The second battle is from Tewkesbury, 1471, fought between King Edward IV and King Henry VI. This is the first appearance of guns in war in the atlas.

These are just a small selection of images in Speed’s remarkable atlas. A large number of the county maps have pictures of groups of men wielding swords, pikes or ancient rifles. These images reflect both Speed’s fascination with history and the nature of history in the British Isles up to 1611, which was largely one of conquest, invasion or fights for supremacy. Speed’s atlas was available in a number of different formats. Printing was done in black and white with options to have prints then coloured, either just outlining the county (cheaper) or the whole sheet fully coloured (more expensive). The atlas could also be bought bound or unbound. The Bodleian has a number of bound atlases, all in black and white, and some loose maps in colour.

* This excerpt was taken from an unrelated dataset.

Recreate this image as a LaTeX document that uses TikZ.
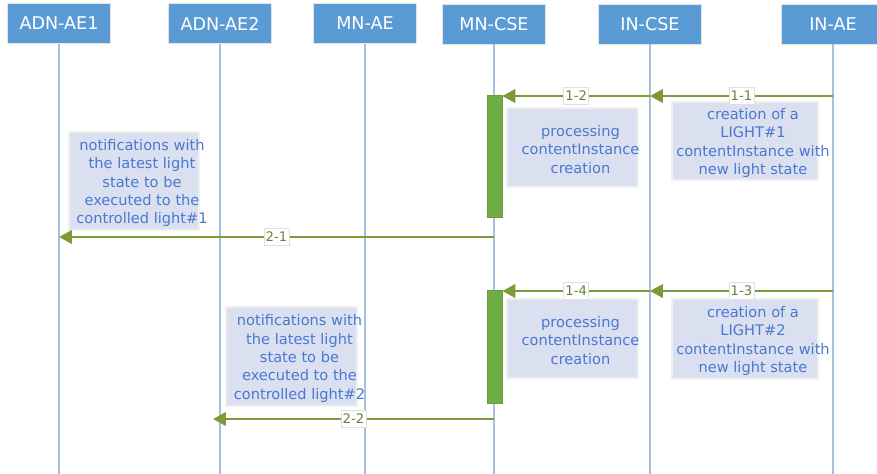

Here’s a sheet covering Bedfordshire showing borders coloured (Gough Maps Bedfordshire 5, from a 1743 reprint including roads, not on Speed’s original) and then Oxfordshire in with the Oxford map in colour ((E) C17:49 (116), 1627 .

Both maps are an improvement on the achievements of the Tudor cartographer Christopher Saxton in both their detail and decoration. Speed included in all his county maps plans of the county towns, which would have been amongst the earliest, if not the earliest, of maps for each location.

Do these images add to the quality of the maps? No, not really, but they do add to the history of the particular county, giving a depth of knowledge to the place, an extra level of understanding, not found in other county maps both before and after.

John Speed The Theatre of Great Britaine: presenting an exact geography of the Kingdomes of England, Scotland, Ireland and the iles adoiyning…’ 1611. Map Res 74.